Der Grund ist einfach: Das bürgerliche Basel, das sich mit den Grünliberalen immer wieder schwer tut, wird mit Eicke ein Verzweiflungs-Zeichen gegen die Kapitulation vor der Links-Kandidatur setzen und ihm die Stimme geben – im Bewusstsein, dass er die Basler SP-Vorherrschaft in der Ständerats-Vertretung nicht wird brechen und auch kaum einen zweiten Wahlgang wird erzwingen können.
Eymann möchte Comeback
Ob es auch in den Wahlen um die fünf Basler Nationalratssitze zu Überraschungen kommen wird, ist offen. Auf der Liste der LDP/Liberalen versucht Christoph Eymann sein Comeback in den Nationalrat, dem er vor seiner Wahl in die Kantonsregierung schon angehörte. Eymann ist einer der profiliertesten Köpfe liberalen Geistes im Stadtstaat. Ausserdem verfügt er als Präsident der Schweizerischen Erziehungsdirektoren-Konferenz bereits über Beziehungen zur Bundeshaus-Gilde. Aber der SVP ist er zu liberal, den Freisinnigen zu sehr Konkurrent.

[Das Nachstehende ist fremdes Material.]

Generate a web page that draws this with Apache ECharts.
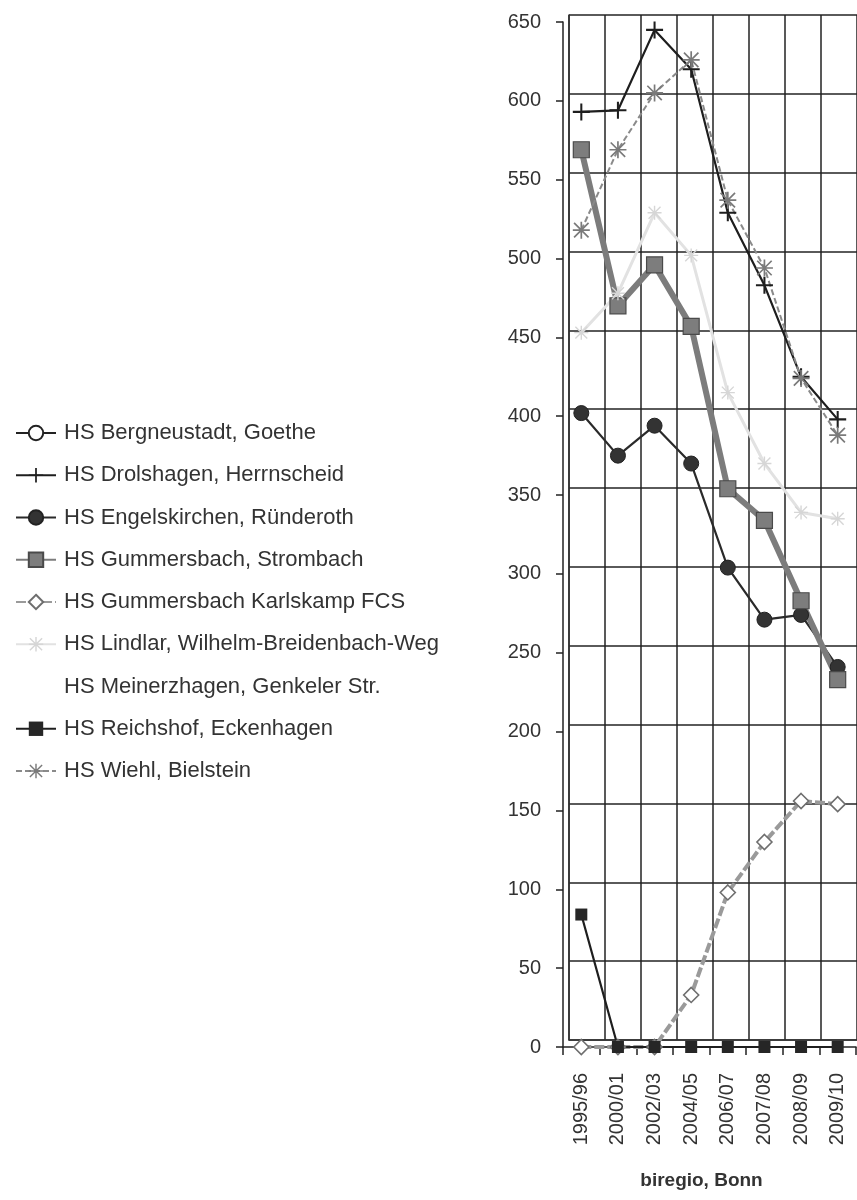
<!DOCTYPE html>
<html>
<head>
<meta charset="utf-8">
<script src="https://cdn.jsdelivr.net/npm/echarts@6/dist/echarts.min.js"></script>
<style>
  html, body { margin: 0; padding: 0; background: #fff; }
  #chart { width: 857px; height: 1200px; }
</style>
</head>
<body>
<div id="chart"></div>
<script>
// School years on the category axis
const categories = ['1995/96', '2000/01', '2002/03', '2004/05', '2006/07', '2007/08', '2008/09', '2009/10'];

// Pupil numbers per school (null = no value)
const bergneustadt = [null, null, null, null, null, null, null, null];
const drolshagen   = [593, 594, 645, 620, 529, 483, 425, 398];
const engelskirchen = [402, 375, 394, 370, 304, 271, 274, 241];
const strombach    = [569, 470, 496, 457, 354, 334, 283, 233];
const karlskamp    = [0, 0, 0, 33, 98, 130, 156, 154];
const lindlar      = [453, 478, 529, 502, 415, 370, 339, 335];
const meinerzhagen = [null, null, null, null, null, null, null, null];
const reichshof    = [84, 0, 0, 0, 0, 0, 0, 0];
const wiehl        = [518, 569, 605, 626, 537, 494, 424, 388];

const seriesNames = [
  'HS Bergneustadt, Goethe',
  'HS Drolshagen, Herrnscheid',
  'HS Engelskirchen, Ründeroth',
  'HS Gummersbach, Strombach',
  'HS Gummersbach Karlskamp FCS',
  'HS Lindlar, Wilhelm-Breidenbach-Weg',
  'HS Meinerzhagen, Genkeler Str.',
  'HS Reichshof, Eckenhagen',
  'HS Wiehl, Bielstein'
];

const yMin = 0, yMax = 650, yStep = 50;

const FONT = '"Liberation Sans", Arial, Helvetica, sans-serif';

// Marker shapes built from bars
const PLUS = 'path://M8.8 0 L11.2 0 L11.2 20 L8.8 20 Z M0 8.8 L20 8.8 L20 11.2 L0 11.2 Z';
const STAR = 'path://M9 0 L11 0 L11 20 L9 20 Z M0 9 L20 9 L20 11 L0 11 Z ' +
             'M2.2 0.8 L19.2 17.8 L17.8 19.2 L0.8 2.2 Z M17.8 0.8 L19.2 2.2 L2.2 19.2 L0.8 17.8 Z';

const chart = echarts.init(document.getElementById('chart'), null, { renderer: 'canvas' });

function line(name, data, opts) {
  return Object.assign({
    name: name,
    type: 'line',
    data: data,
    xAxisIndex: 0,
    yAxisIndex: 0,
    showAllSymbol: true,
    connectNulls: false,
    animation: false
  }, opts);
}

const option = {
  backgroundColor: '#ffffff',
  animation: false,
  textStyle: { fontFamily: FONT },
  legend: {
    orient: 'vertical',
    left: 10,
    top: 417,
    itemWidth: 40,
    itemHeight: 18,
    itemGap: 20.25,
    data: seriesNames,
    selectedMode: false,
    textStyle: { fontSize: 22, lineHeight: 22, color: '#333', fontFamily: FONT, padding: [0, 0, 0, 3] }
  },
  grid: [
    // front plane: axes, ticks and labels
    { left: 563, top: 22, width: 293, height: 1025 },
    // back wall: grid lines
    { left: 569, top: 15, width: 293, height: 1025 }
  ],
  xAxis: [
    {
      gridIndex: 0,
      type: 'category',
      data: categories,
      boundaryGap: true,
      axisLine: { show: true, lineStyle: { color: '#222', width: 1.5 } },
      axisTick: { show: true, interval: 0, length: 8, lineStyle: { color: '#222', width: 1.5 } },
      axisLabel: { interval: 0, rotate: 90, fontSize: 20, color: '#333', margin: 26, fontFamily: FONT },
      splitLine: { show: false },
      name: 'biregio, Bonn',
      nameLocation: 'middle',
      nameGap: 124,
      nameTextStyle: { fontSize: 19, fontWeight: 'bold', color: '#333', fontFamily: FONT, padding: [0, 16, 0, 0] },
      z: 3
    },
    {
      gridIndex: 1,
      type: 'category',
      data: categories,
      boundaryGap: true,
      axisLine: { show: true, lineStyle: { color: '#333', width: 1.5 } },
      axisTick: { show: false },
      axisLabel: { show: false },
      splitLine: { show: true, interval: 0, lineStyle: { color: '#222', width: 1.5 } },
      z: 0
    }
  ],
  yAxis: [
    {
      gridIndex: 0,
      type: 'value',
      min: yMin, max: yMax, interval: yStep,
      axisLine: { show: true, lineStyle: { color: '#222', width: 1.5 } },
      axisTick: { show: true, length: 7, lineStyle: { color: '#222', width: 1.5 } },
      axisLabel: { fontSize: 20, color: '#333', margin: 22, fontFamily: FONT },
      splitLine: { show: false },
      z: 3
    },
    {
      gridIndex: 1,
      type: 'value',
      min: yMin, max: yMax, interval: yStep,
      axisLine: { show: true, lineStyle: { color: '#333', width: 1.5 } },
      axisTick: { show: false },
      axisLabel: { show: false },
      splitLine: { show: true, lineStyle: { color: '#5a5a5a', width: 1.8 } },
      z: 0
    }
  ],
  series: [
    line(seriesNames[0], bergneustadt, {
      symbol: 'emptyCircle', symbolSize: 13,
      lineStyle: { color: '#222', width: 2 },
      itemStyle: { color: '#222', borderColor: '#222', borderWidth: 2 }
    }),
    line(seriesNames[1], drolshagen, {
      symbol: PLUS, symbolSize: 17,
      lineStyle: { color: '#1e1e1e', width: 2.2 },
      itemStyle: { color: '#1e1e1e' }
    }),
    line(seriesNames[2], engelskirchen, {
      symbol: 'circle', symbolSize: 15,
      lineStyle: { color: '#2a2a2a', width: 2.2 },
      itemStyle: { color: '#333', borderColor: '#222', borderWidth: 1 }
    }),
    line(seriesNames[3], strombach, {
      symbol: 'rect', symbolSize: 16,
      lineStyle: { color: '#7c7c7c', width: 6 },
      itemStyle: { color: '#7d7d7d', borderColor: '#4a4a4a', borderWidth: 1.2 }
    }),
    line(seriesNames[4], karlskamp, {
      symbol: 'diamond', symbolSize: 15,
      lineStyle: { color: '#9a9a9a', width: 4, type: [10, 3] },
      itemStyle: { color: '#ffffff', borderColor: '#6e6e6e', borderWidth: 1.6 }
    }),
    line(seriesNames[5], lindlar, {
      symbol: STAR, symbolSize: 14,
      lineStyle: { color: '#e2e2e2', width: 3 },
      itemStyle: { color: '#d6d6d6' }
    }),
    line(seriesNames[6], meinerzhagen, {
      symbol: 'none',
      lineStyle: { color: '#ffffff', width: 2 },
      itemStyle: { color: '#ffffff' }
    }),
    line(seriesNames[7], reichshof, {
      symbol: 'rect', symbolSize: 12,
      lineStyle: { color: '#1e1e1e', width: 2.2 },
      itemStyle: { color: '#262626' }
    }),
    line(seriesNames[8], wiehl, {
      symbol: STAR, symbolSize: 17,
      lineStyle: { color: '#8a8a8a', width: 2, type: [6, 3] },
      itemStyle: { color: '#7a7a7a' }
    })
  ]
};

chart.setOption(option);
</script>
</body>
</html>
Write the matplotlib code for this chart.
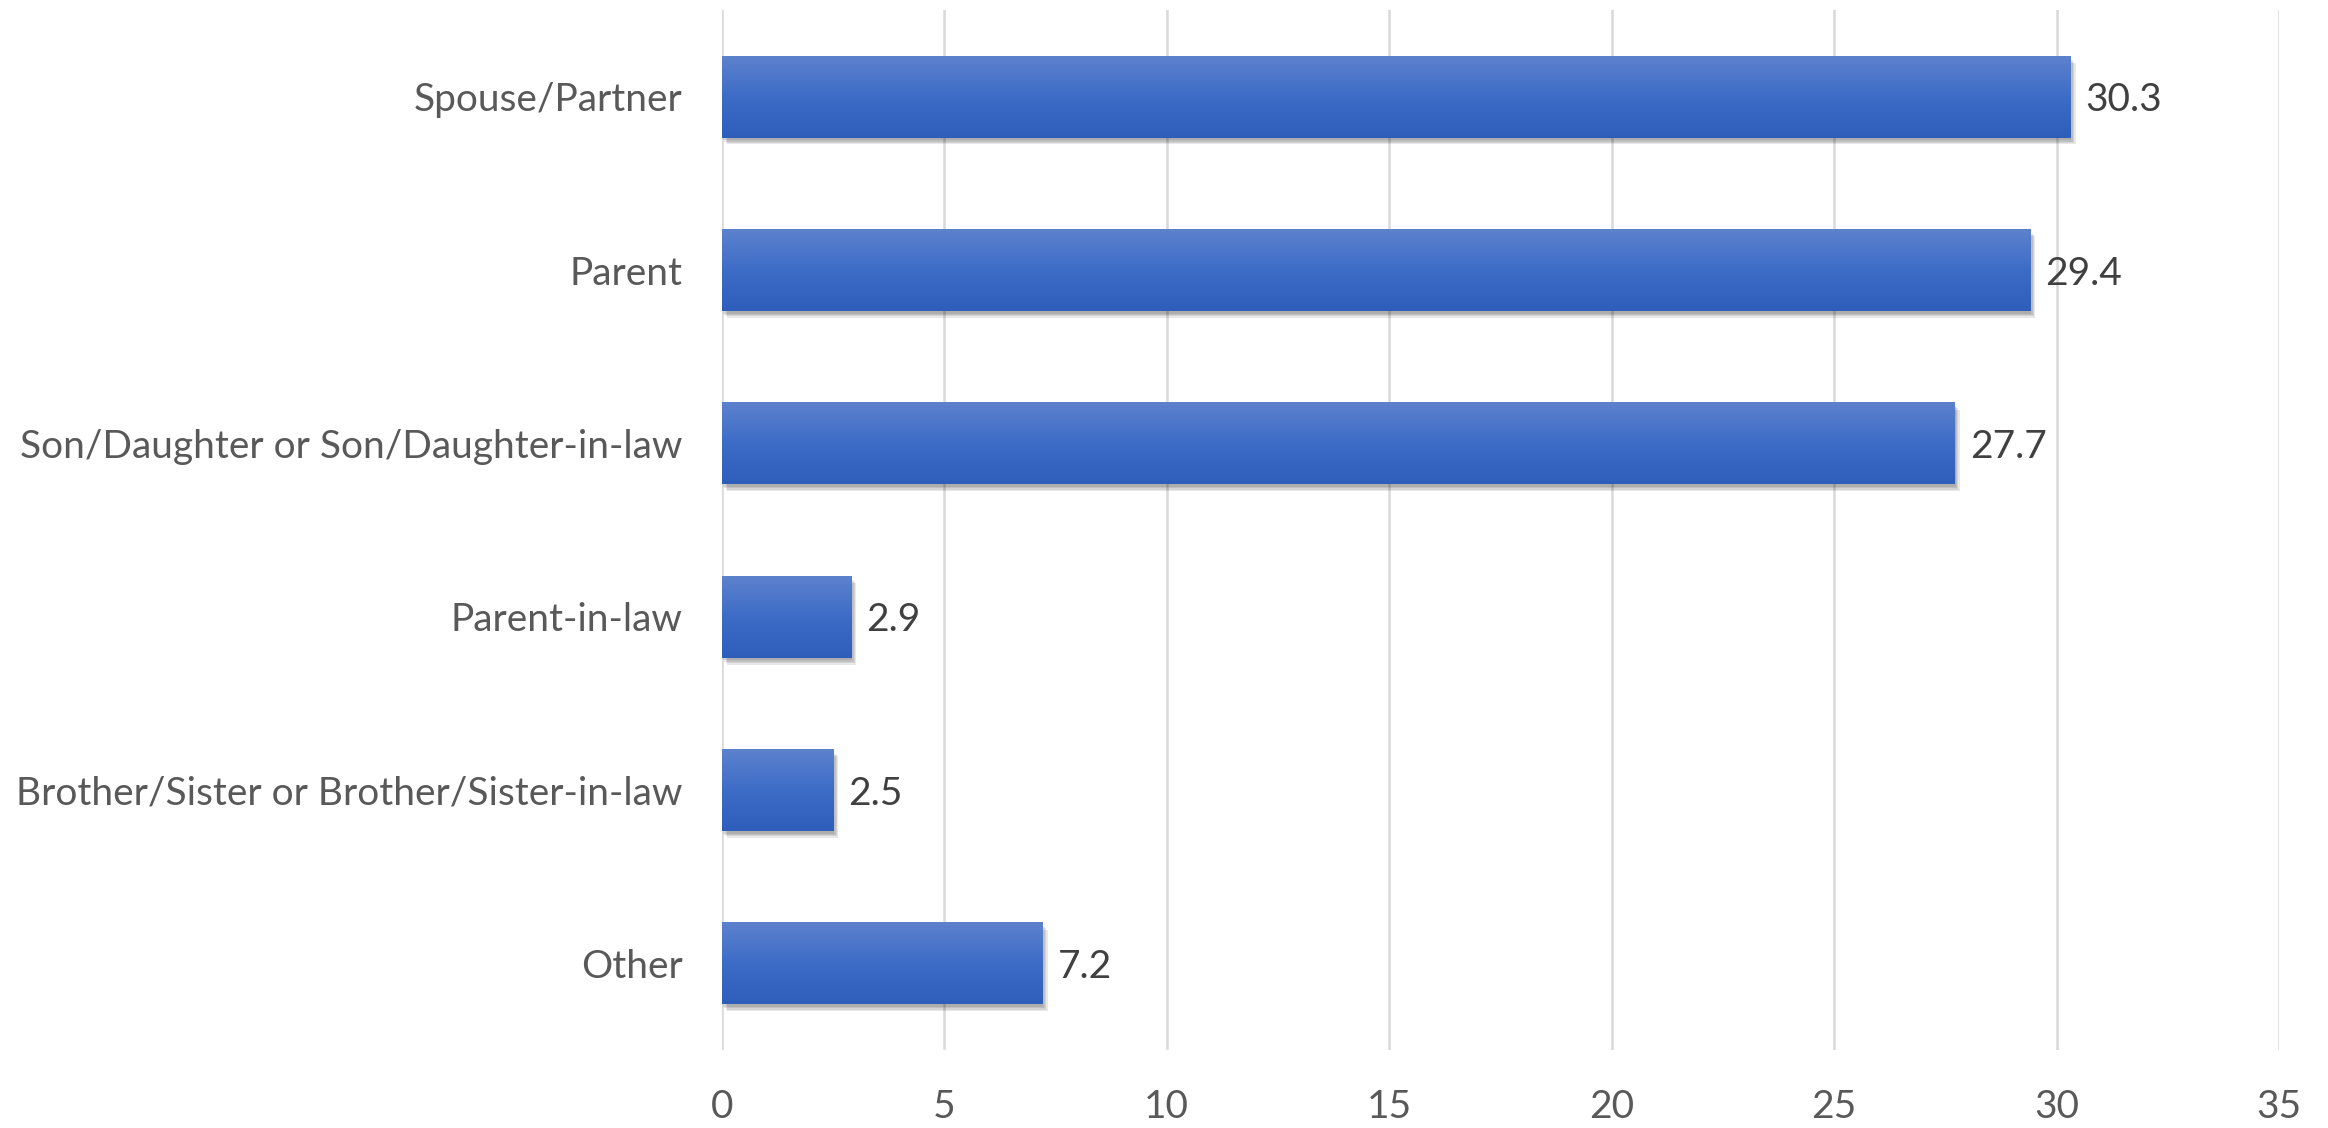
import numpy as np
import matplotlib.pyplot as plt
import matplotlib.patheffects as pe
from matplotlib.colors import LinearSegmentedColormap

categories = ['Spouse/Partner', 'Parent', 'Son/Daughter or Son/Daughter-in-law',
              'Parent-in-law', 'Brother/Sister or Brother/Sister-in-law', 'Other']
values = [30.3, 29.4, 27.7, 2.9, 2.5, 7.2]
xticks = [0, 5, 10, 15, 20, 25, 30, 35]

plt.rcParams['font.family'] = ['Lato', 'DejaVu Sans']

fig = plt.figure(figsize=(23.28, 11.28), dpi=100)
ax = fig.add_axes([0.310, 0.069, 0.669, 0.922])

n = len(categories)
ypos = np.arange(n)[::-1]
h = 0.47

cmap = LinearSegmentedColormap.from_list('bar', ['#5D82CD', '#3D6CC7', '#2E5EBA'])
grad = np.linspace(0, 1, 256).reshape(-1, 1)

# soft shadow: a few faint offset copies, then gradient image on top
shadow = [pe.SimplePatchShadow(offset=(o, -o - 1), shadow_rgbFace='k', alpha=0.09)
          for o in (1, 2, 3, 4)]
ax.barh(ypos, values, height=h, color='#2E5EBA', zorder=2,
        path_effects=shadow + [pe.Normal()])
for y, v in zip(ypos, values):
    ax.imshow(grad, extent=(0, v, y - h / 2, y + h / 2), aspect='auto',
              cmap=cmap, origin='upper', zorder=3, interpolation='bilinear')
    ax.text(v + 0.35, y - 0.02, f'{v}', va='center', ha='left', fontsize=28,
            color='#404040', zorder=4)

ax.set_xlim(0, 35)
ax.set_ylim(-0.5, n - 0.5)
ax.set_xticks(xticks)
ax.set_yticks(ypos)
ax.set_yticklabels(categories)
ax.tick_params(axis='both', length=0, labelsize=28, labelcolor='#595959')
ax.tick_params(axis='y', pad=28)
ax.tick_params(axis='x', pad=28)
ax.grid(axis='x', color='#D9D9D9', linewidth=1.8, zorder=0)
ax.set_axisbelow(True)
for s in ax.spines.values():
    s.set_visible(False)

fig.savefig('out.png', dpi=100)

Auch das Grüne Bündnis, das einen sehr engagierten Wahlkampf führt, drängt nach Bern. Es will den Sitz der vor vier Jahren abgewählten Anita Lachenmeier zurückerobern. Zu den Favoriten gehören Mirjam Ballmer, Thomas Grossenbacher und Sibel Arslan. Auf wessen Kosten ein Sitzgewinn der Liberalen, die eine Listenverbindung mit den Freisinnigen eingegangen sind, oder des Grünen Bündnisses (Listenverbindung mit der SP) ginge, ist einfach zu sagen: Auf Kosten eines der beiden amtierenden Nationalräte Markus Lehmann (CVP) oder Daniel Stolz (FDP). Sie beide führen mit Grund einen relativ aufwändigen Wahlkampf. Aber offensichtlich wackeln ihre Sitze nicht.
Keine Sorgen für SP und SVP
Eher entspannt darf die SP dem Wochenende entgegen blicken: Ihre beiden Bisherigen Silvia Schenker und Beat Jans können mit einer Wiederwahl rechnen. Betrieb an der SP-Wahlkampf-Front herrscht unter den übrigen Kandidierenden, weil Silvia Schenker im Verlauf ihrer vierten Amtsperiode vermutlich zurücktreten und ihren Sitz einem oder einer Nachrückenden überlassen wird. Eine der aufwärts Drängenden ist die Basler Grossrätin und frühere Juso-Präsidentin Sarah Wyss.
Dem Basler SVP-Nationalrat Sebastian Frehner haben wir schon bei früherer Gelegenheit zur Wiederwahl vorausgratuliert. Wir bleiben dabei: Die Attacke, die die "Basler Zeitung" wegen unsauberem Verhalten bei seiner Doppelkanddatur vor vier Jahren gegen ihn führte, nützte Frehner. So kam sein Name – als Nationalrat sehr Vorstoss-aktiv, aber eher unscheinbar – gleich zu Beginn des Wahlkampfs ins Gerede.

"Grünliberale können Lehmann-Sitz erobern"
Leider wird von OnlineReports unterschlagen, dass es eigentlich die Grünliberalen sind, welche die grössten Chancen haben, den Sitz von Lehmann zu erobern, Basis Zahlen 2011. Sie lagen vor vier Jahren nur 0,7 Prozent hinter der CVP. Schon leichte Wählerverschiebungen in der Listenverbindung der Mitte bringen den Grünliberalen den Sitz. Die Chancen der Grünen, dass sie über die Grenzen der Listenverbindung hinweg den Sitz machen, sind demgegenüber viel kleiner. Zudem erstaunlich die Einschätzung, dass Eymann den FDP Sitz holen könnte. Dazu müsste seine Partei, die LDP, etwa 50 Prozent mehr Stimmen machen als noch vor vier Jahren, um die FDP zu überholen. Das ist doch extrem unwahrscheinlich.